3rd Edition Carrion Crawler

Paralysis (Ex): Those hit by a carrion crawler's tentacle attack must succeed at a Fortitude save (DC 13) or be paralyzed for 2d6 minutes.

Again, no repeat saves. If you failed, you were down for 2-12 minutes. That’s potentially more than 100 rounds of combat with no way out.

So tell me, where was the outrage back then? Where were the cries of “lazy game design” and “this ruins the entire game”? Oh right, people understood that DMs could modify rules to fit their table.



The 2024 Monster Manual Is Not a Failure

The problem isn’t the Carrion Crawler. The problem is the internet’s obsession with treating every small issue as some unforgivable, irredeemable sign that the whole game is broken. This is one ability on one monster in a massive book filled with new and rebalanced creatures. But instead of taking a second to think, "Huh, maybe this is an oversight," or "Maybe my DM can tweak this rule if needed," people are dogpiling on WotC like they’ve committed some kind of tabletop war crime.

And the worst part? These people are supposed to be DMs.

A Dungeon Master’s entire job is to run the game for their table. That means adjusting rules, tweaking encounters, and making judgment calls. But instead of doing that, these people are whining online like their hands are tied. As if they don’t have the power to make the game better for their own group.

What happened to the creativity and adaptability that DMs are supposed to have? If you can’t handle one monster’s ability without having an existential crisis about game balance, maybe you shouldn’t be running a game in the first place.


If you don’t like the ruling? Change it.

  • Give players a Constitution save instead of Dexterity (like the old editions).

  • Allow a save every round instead of it being an automatic fail.

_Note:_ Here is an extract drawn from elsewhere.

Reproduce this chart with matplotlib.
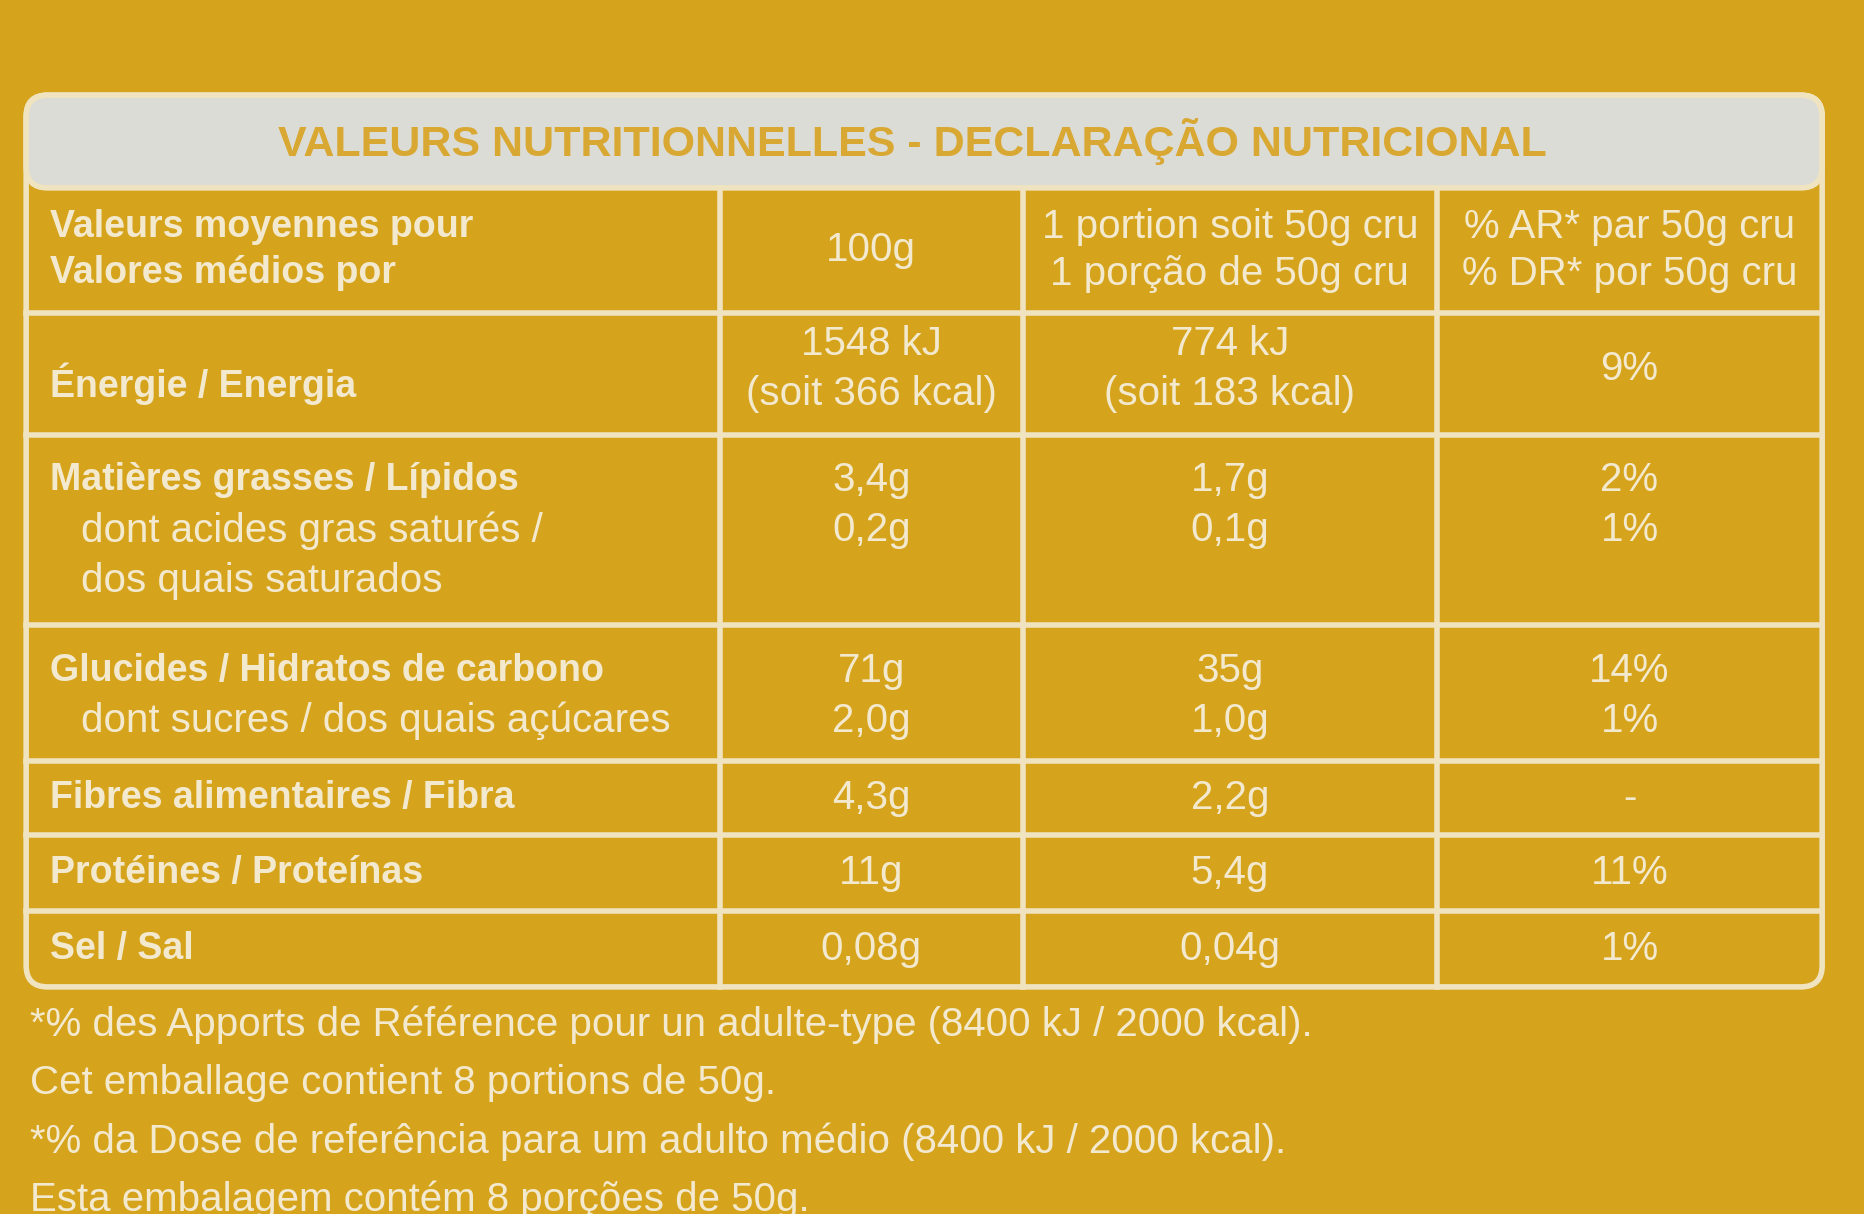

  • Reduce the duration to something more reasonable for your table.

This is what DMs have always done. It’s literally the entire point of being a Dungeon Master.


Stop the Hyperbole, Start Running Games

At the end of the day, the internet loves to complain. And yeah, sometimes WotC makes weird mistakes (looking at you, 2014 PHB Ranger). But the idea that one problematic ability on one monster means the entire 2024 Monster Manual is a failure? That’s ridiculous.


Play the game. Fix what doesn’t work for your table. Stop acting like the sky is falling because a tentacle monster works slightly differently than you expected. You’re a DM. Act like one.